The Rush for the Shower

Well it’s Monday afternoon about 4:28 our time (that’s 9:28AM your time for those wondering) and I guess the election poles are open (that’s quite funny as the Swahili word for sorry is pole – make’s sense in a weird way). It has been quite the ride since we arrived here at PACE last Friday. Saturday was a bit of a quiet day and a day for the Cottrill’s and Garner’s to get readjusted to PACE. A lot has changed since they were here six years ago. Even for Wendy who was here in 2008 it has changed.

Sunday was the busy day. As you can see from the title is was a panic to get into the single shower. The shower was just a few small stream of water but at least it was warm. Team 2 (Garners, Cottrills and Sheldons) are all staying at Dorris’ home. Dorris had to leave suddenly a week or so ago to attend a family funeral in the States so she wonderfully left us the use of the house. Lots of room and we are very comfortable here.

Anyways we all (both teams) had to be at Wachira’s for breakfast and out the door for church by 8:30. There were 15 of us – two teams, Roger (who is doing great by the way and is much loved by all by the way); Joanie Wachira and Gl4enda and Irungu all trying to fit into 3 small cars so a tight fit by our standards but not by Kenyan. I’m sure if we had not been in such a rush we would have picked up a few more on the way. Oh by the way Wilf, Irungu finally has his own car – a small Toyoto with the words “Hot Rod Bug” on the windshield. He calls it his Hot Rod for God.

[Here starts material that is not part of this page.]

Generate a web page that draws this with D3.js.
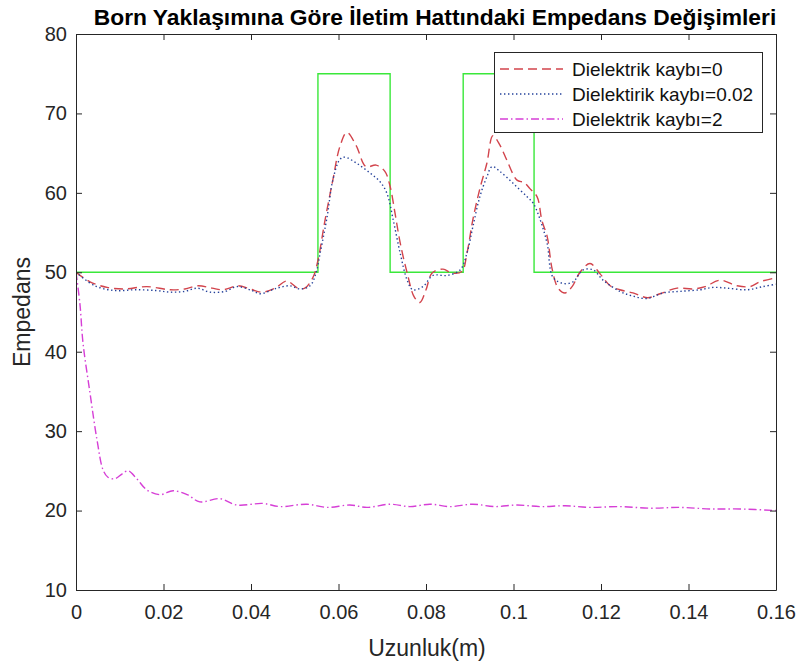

We went to AIC Nyahururu church for the 9AM English service were John Garner spoke to us on Finishing the Race well. Our two teams also sang our Swahili hymn – I surrender all – and the crowd went wild. After the service there was a combined baptism with another AIC church and we watched as 22 people were baptized in the outdoor baptism tank. It must have been exceptionally cold water judging by the expressions on the people’s faces as they came out of the water. There was certainly joy on their faces but a bit of surprise as well. It was very moving to see – young and old – there was even an older woman who was on crutches due to a foot injury and she refused to wait to be baptized until she was better. It was a struggle to get her down the steps and into the tank but from her face it was worth it. They all go in with full Sunday best dress.

Afterwards , we split into three groups and two of us (Dave and I) headed to two rural churches so that Dave and I could preach the Swahili services (John stayed at AIC so he could give his message again in their Swahili service). I went with Pastor Geoffrey Njihia’s church and spoke on suffering. Wendy, Pat and Carla came with me for support so the four of us sang our Swahili song again. It was a great service with everyone having to participate – children, youth, men and women at some point. I’m sure that we could convince Jon to add that to our service.

Next we had to rush to get to Maina in time for 2PM for the dedication of Pastor Peter and Joyce’s new home. This was the first CALEB pastor’s home that Harbour participated in and it was great. About 150 people showed up including so town officials as this was a big event. There had been many hands involved in building this home and everyone wanted to be there. Joyce’s face must have hurt as I don’t think she stopped smiling for a minute. The program involved the usual speeches and lots of singing and prayers. Our team even got the nerve up to sing our song for a third time that day. I spoke on behalf of our team, Harbour Fellowship and International Teams and the various donors. I had a God moment when I looked at the church as I started my speech and realized that I didn’t see the stone blocks anymore – what I saw was fingerprints of all the people involved covering the walls and Gods fingerprints were at the very top. That came out of no where because it wasn’t in my original speech so it must have come from God. Next we all marched around to the back of the house where a pink ribbon was cut and we all went into the house and then prayed over the rooms. Joyce had a few tears then along with everyone else but many smiles as well.

Finally we all went outside again for the cake cutting. Now a cake, especially a decorated one, is a really big deal for them, so to have enough for everyone was something.

Just as we were leaving, Pastor Mati and his wife Rosemary grabbed Wendy and I and took us to see their new home. They have moved in last week because of the housing problem with their rental home. This is the second of the CALEB homes that Harbour assisted with. It wasn’t quite finished inside but it is livable. The dedication on their home will be in early October. But again so many smiles.

There was a great story that I heard about Pastor Mati. He is very close to 65 and retirement but is in great shape. I guess his congregation wanted to talk to him about retiring from Ministry and he told them, that because of the house, what he calls this amazing gift from God that he can never repay, he intends to continue working for God the rest of his life in some way or another.

After this we went to the weekly Sunday night Ngamau family worship where as many family members as possible get together for food and fellowship. This has been going on for some 26 years. Wachira has 6 brothers and 2 sisters all married with children and grandchildren so you can imagine the crowd. And then add our 10 plus Roger and it was wall to wall. Of course we sang our song again and Carla gave a great testimony.

Finally we all got home. It was a long day but a very full day and one we will all talk about for years.